After watching the recounting of this story, I feel wretched and battered. I am reminded at how completely we can lose everything: our lives, families, health, wealth. We walk on this tightrope of grace all our lives. We either receive it, or we don’t. But, it’s never deservedly so. Without just explanation, the reasoning, the rhythm and the luck of each of us wanes and rises, whether we seem to deserve it or not. Life floods each of us with opportunities for failure, for regret, for pain. Yet, so often we are spared. Not so that we go forth with bubbled, safe, sweet-tasting lives and avoid all pain, but that we have less agony than could have been.

As depressing as that sounds, I mean it as hope.

Something as abstract as grace is hard to appreciate with our noses pressed up hard against the glass. We are pressed so close to our struggle and pain that we miss how blatant and continuous we are spared from gross suffering. Not that we are spared always. But, we are spared often.

And with grace being offered to all of us so consistently, certainly we can do better to offer it more consistently as well. For, at the least, those people in our life deserve grace from us as little as we deserve it from anyone else.

Wednesday, February 06, 2013

snow

It truly is the best thing.

Flakes falling, painting the streets white, hushing the buzz of a hectic city, forcing cars and people to slow down, punishing those who don’t. Liberating school children and making children of us all. Snow is the best thing.

This past Saturday night was one of those lucky nights. I happily walked block after block as snowflakes fell against my face. The only thing stopping me from holding my permanent toothy smile as I walked through the night was that the cold wind hurt my exposed smiley teeth. So, I closed my lips. But inside, the grin stood firm, happy, full. I’ve always been that way.

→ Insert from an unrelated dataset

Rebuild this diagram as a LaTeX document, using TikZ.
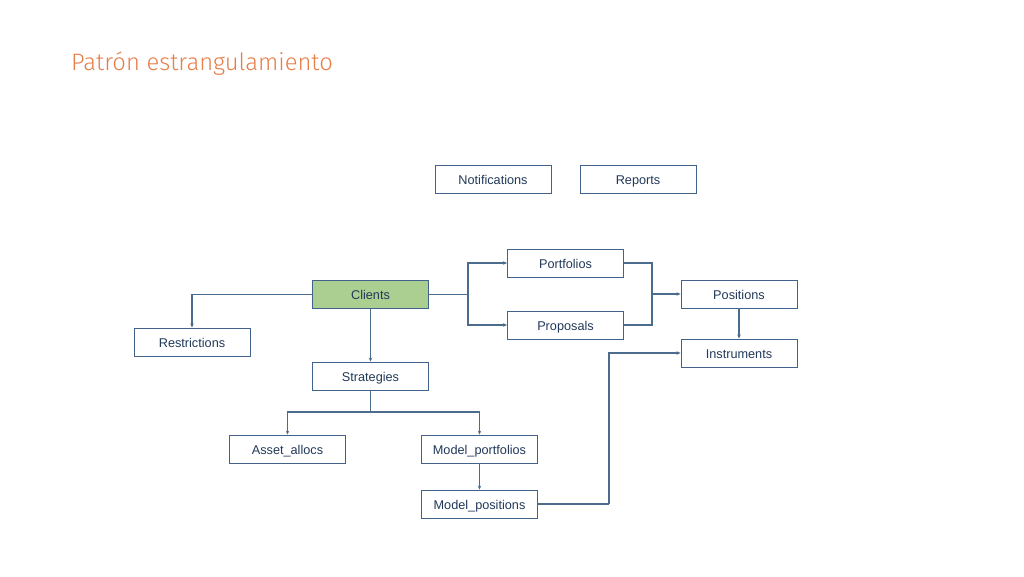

I’ve always held snow as my favorite thing.

Some people go to mountains or beaches or waterfalls to see the hand of God, to feel closer to him, to feel in his presence. For me, it is snow. I watch the winter forecasts hoping always for more snow. I’m greedy because I always want more. I’m angry when spring comes with perky flowers and intolerable warmth. And I’m furious when people complain about more snow.

But, in the perfect snowy moment, like this past Saturday night, I’m not fixed on the evil spring or awful snow haters. I’m fixed on the present miracle at hand: Flakes falling from the sky. I pull on my warm socks, my boots, my hat, my gloves, my coat, my scarf, my toothy grin and I’m off. The quiet is remarkable. I live in the city yet in the midst of the snow, I turn corner after corner to encounter a perfect dark hushed night. I hear the swoosh of my arms gliding back and forth. I hear the crunch underneath each boot step. I hear muffled breath from behind my scarf. I hear muddled thumps of flakes rhythmically hitting my hood and hat. I’m not even headed anywhere specific. I’m just headed. And, in this place, like nothing else, I feel ridiculously happy. And in those snowy moments, I feel like I’m headed directly into the arms of God.